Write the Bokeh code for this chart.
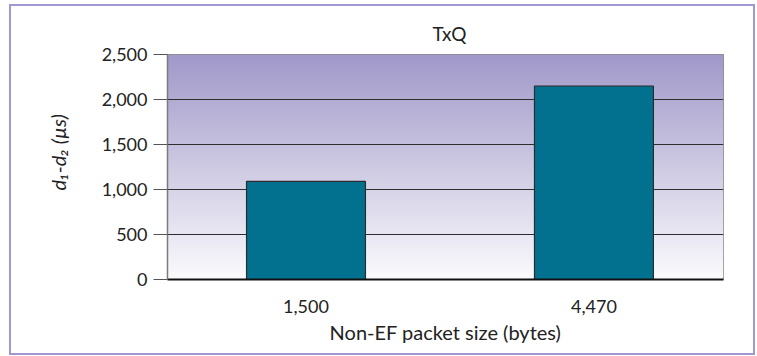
import numpy as np
from bokeh.plotting import figure
from bokeh.models import Range1d, FixedTicker, NumeralTickFormatter, Title
from bokeh.embed import file_html
from bokeh.resources import INLINE

# ---- data ----
packet_sizes = ["1,500", "4,470"]
delay_diff = [1090, 2150]
y_ticks = [0, 500, 1000, 1500, 2000, 2500]
title_text = "TxQ"
x_label = "Non-EF packet size (bytes)"
y_label = "d₁-d₂ (µs)"

x_idx = list(range(len(packet_sizes)))
FONT = "Lato"
TXT = "#222222"

W, H = 742, 347
p = figure(width=W, height=H, output_backend="svg", toolbar_location=None,
           x_range=Range1d(-0.481, 1.45), y_range=Range1d(0, 2500),
           min_border_left=156, min_border_right=30, min_border_top=48,
           min_border_bottom=74)
p.frame_width = 556
p.frame_height = 225
p.styles = {"border": "2px solid #a098d0", "margin-left": "9px", "margin-top": "4px"}
p.background_fill_color = "white"
p.border_fill_color = "white"
p.outline_line_color = "#8a8a8a"
p.outline_line_width = 1

# title
p.title.text = title_text
p.title.align = "left"
p.title.offset = 265
p.title.standoff = 20
p.title.text_font = FONT
p.title.text_font_size = "19px"
p.title.text_font_style = "normal"
p.title.text_color = TXT

# gradient background (style only)
N = 200
t = np.linspace(0, 1, N)[:, None]
bot = np.array([251, 251, 253])
top = np.array([161, 153, 201])
cols = (bot + (top - bot) * t).astype(np.uint32)
img = np.zeros((N, 1), dtype=np.uint32)
view = img.view(dtype=np.uint8).reshape((N, 1, 4))
view[:, :, 0] = cols[:, 0:1]
view[:, :, 1] = cols[:, 1:2]
view[:, :, 2] = cols[:, 2:3]
view[:, :, 3] = 255
bg = p.image_rgba(image=[img], x=p.x_range.start, y=0,
                  dw=p.x_range.end - p.x_range.start, dh=2500)
bg.level = "image"

p.vbar(x=x_idx, top=delay_diff, width=0.413, bottom=0,
       fill_color="#02718f", line_color="#2b2b2b", line_width=1.2)

# grid
p.xgrid.visible = False
p.ygrid.ticker = FixedTicker(ticks=y_ticks)
p.ygrid.grid_line_color = "#2e2e2e"
p.ygrid.grid_line_width = 1

# y axis
ya = p.yaxis[0]
ya.ticker = FixedTicker(ticks=y_ticks)
ya.formatter = NumeralTickFormatter(format="0,0")
ya.major_tick_out = 14
ya.major_tick_in = 0
ya.minor_tick_line_color = None
ya.major_tick_line_color = "#555555"
ya.axis_line_color = "#7a7a7a"
ya.axis_line_width = 1.5
ya.major_label_text_font = FONT
ya.major_label_text_font_size = "18px"
ya.major_label_text_color = TXT
ya.major_label_standoff = 6

# y label as a side title (allows offset along the axis)
p.add_layout(Title(text=y_label, align="left", offset=89, standoff=58,
                   text_font=FONT, text_font_size="20px", text_font_style="italic",
                   text_color=TXT), "left")

# x axis
xa = p.xaxis[0]
xa.ticker = FixedTicker(ticks=x_idx)
xa.major_label_overrides = {i: s for i, s in zip(x_idx, packet_sizes)}
xa.major_tick_out = 0
xa.major_tick_in = 0
xa.minor_tick_line_color = None
xa.axis_line_color = "#111111"
xa.axis_line_width = 2
xa.major_label_text_font = FONT
xa.major_label_text_font_size = "18px"
xa.major_label_text_color = TXT
xa.major_label_standoff = 20
xa.axis_label = x_label
xa.axis_label_text_font = FONT
xa.axis_label_text_font_style = "normal"
xa.axis_label_text_font_size = "20px"
xa.axis_label_text_color = TXT
xa.axis_label_standoff = 4

open("out.html", "w").write(file_html(p, INLINE))
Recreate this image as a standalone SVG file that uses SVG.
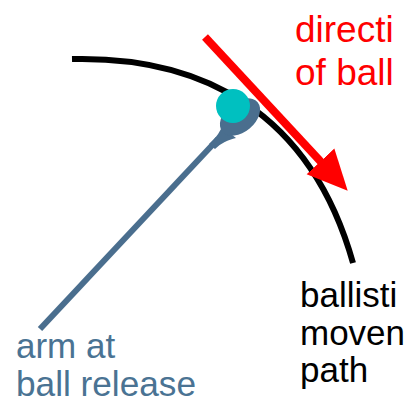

• • • • •

> WRITTEN EXERCISE:
Locate the lines above that contain "image" and copy them.

> ANSWER BELOW:
bg = p.image_rgba(image=[img], x=p.x_range.start, y=0,
bg.level = "image"
Recreate this image as a standalone SVG file that uses SVG.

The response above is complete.